## START Supplied information

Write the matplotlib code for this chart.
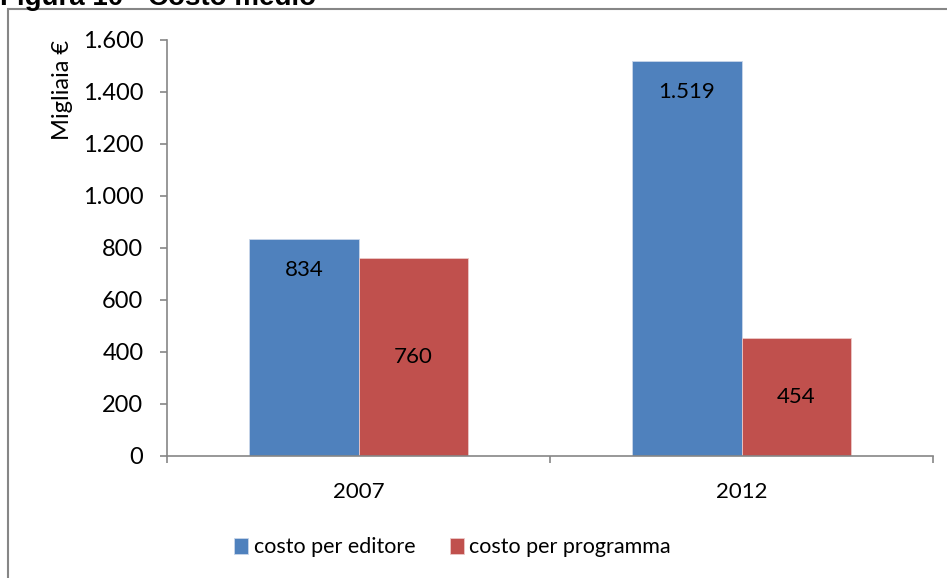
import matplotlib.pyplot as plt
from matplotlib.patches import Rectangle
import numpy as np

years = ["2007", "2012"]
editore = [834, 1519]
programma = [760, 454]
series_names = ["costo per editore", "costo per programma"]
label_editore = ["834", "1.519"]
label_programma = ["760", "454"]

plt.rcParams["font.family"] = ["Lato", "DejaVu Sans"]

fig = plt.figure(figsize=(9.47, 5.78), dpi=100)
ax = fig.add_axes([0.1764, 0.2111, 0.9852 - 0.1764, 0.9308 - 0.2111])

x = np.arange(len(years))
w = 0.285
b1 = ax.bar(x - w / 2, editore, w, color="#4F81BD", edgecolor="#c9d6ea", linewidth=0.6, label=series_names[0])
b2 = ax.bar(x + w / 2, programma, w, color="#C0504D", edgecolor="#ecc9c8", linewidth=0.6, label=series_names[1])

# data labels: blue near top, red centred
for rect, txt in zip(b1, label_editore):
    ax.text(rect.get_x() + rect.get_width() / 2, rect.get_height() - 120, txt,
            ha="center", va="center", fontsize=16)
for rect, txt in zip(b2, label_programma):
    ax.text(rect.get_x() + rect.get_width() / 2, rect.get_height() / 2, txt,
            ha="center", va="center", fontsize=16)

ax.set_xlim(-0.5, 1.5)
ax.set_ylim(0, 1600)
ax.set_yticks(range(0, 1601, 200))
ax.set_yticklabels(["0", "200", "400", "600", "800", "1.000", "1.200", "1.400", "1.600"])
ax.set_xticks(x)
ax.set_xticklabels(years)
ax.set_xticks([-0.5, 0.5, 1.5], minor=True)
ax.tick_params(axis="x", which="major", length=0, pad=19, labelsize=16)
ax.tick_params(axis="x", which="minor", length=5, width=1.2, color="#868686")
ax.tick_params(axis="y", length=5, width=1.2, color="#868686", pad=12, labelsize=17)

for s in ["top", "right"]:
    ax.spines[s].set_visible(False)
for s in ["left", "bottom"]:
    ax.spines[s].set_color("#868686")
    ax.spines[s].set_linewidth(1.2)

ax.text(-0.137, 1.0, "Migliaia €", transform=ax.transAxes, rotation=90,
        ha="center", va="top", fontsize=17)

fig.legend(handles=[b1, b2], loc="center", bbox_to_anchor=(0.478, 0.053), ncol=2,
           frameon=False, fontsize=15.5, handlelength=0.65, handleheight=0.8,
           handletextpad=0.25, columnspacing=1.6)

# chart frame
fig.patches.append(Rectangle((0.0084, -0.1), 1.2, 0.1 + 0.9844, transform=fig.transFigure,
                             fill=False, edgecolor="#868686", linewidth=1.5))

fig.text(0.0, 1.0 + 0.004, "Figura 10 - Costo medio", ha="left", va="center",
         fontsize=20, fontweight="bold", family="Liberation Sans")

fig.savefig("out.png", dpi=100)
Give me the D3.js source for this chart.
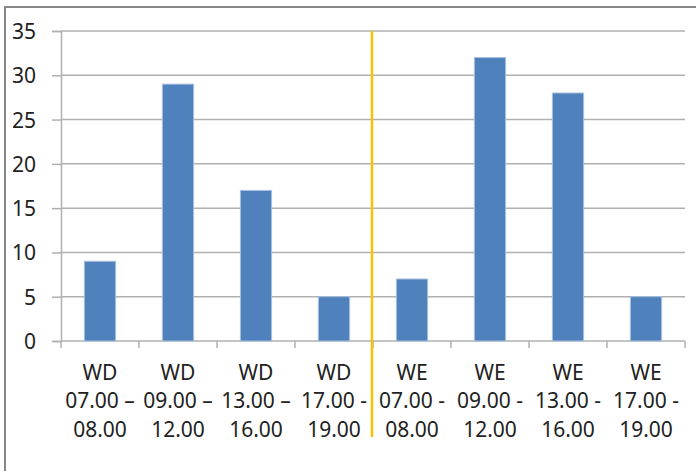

## END Supplied information

Repeat the records above exactly, from the first line through the line containing "b2 = ax.bar(x", and leave out the pictures.

Write the matplotlib code for this chart.
import matplotlib.pyplot as plt
from matplotlib.patches import Rectangle
import numpy as np

years = ["2007", "2012"]
editore = [834, 1519]
programma = [760, 454]
series_names = ["costo per editore", "costo per programma"]
label_editore = ["834", "1.519"]
label_programma = ["760", "454"]

plt.rcParams["font.family"] = ["Lato", "DejaVu Sans"]

fig = plt.figure(figsize=(9.47, 5.78), dpi=100)
ax = fig.add_axes([0.1764, 0.2111, 0.9852 - 0.1764, 0.9308 - 0.2111])

x = np.arange(len(years))
w = 0.285
b1 = ax.bar(x - w / 2, editore, w, color="#4F81BD", edgecolor="#c9d6ea", linewidth=0.6, label=series_names[0])
b2 = ax.bar(x + w / 2, programma, w, color="#C0504D", edgecolor="#ecc9c8", linewidth=0.6, label=series_names[1])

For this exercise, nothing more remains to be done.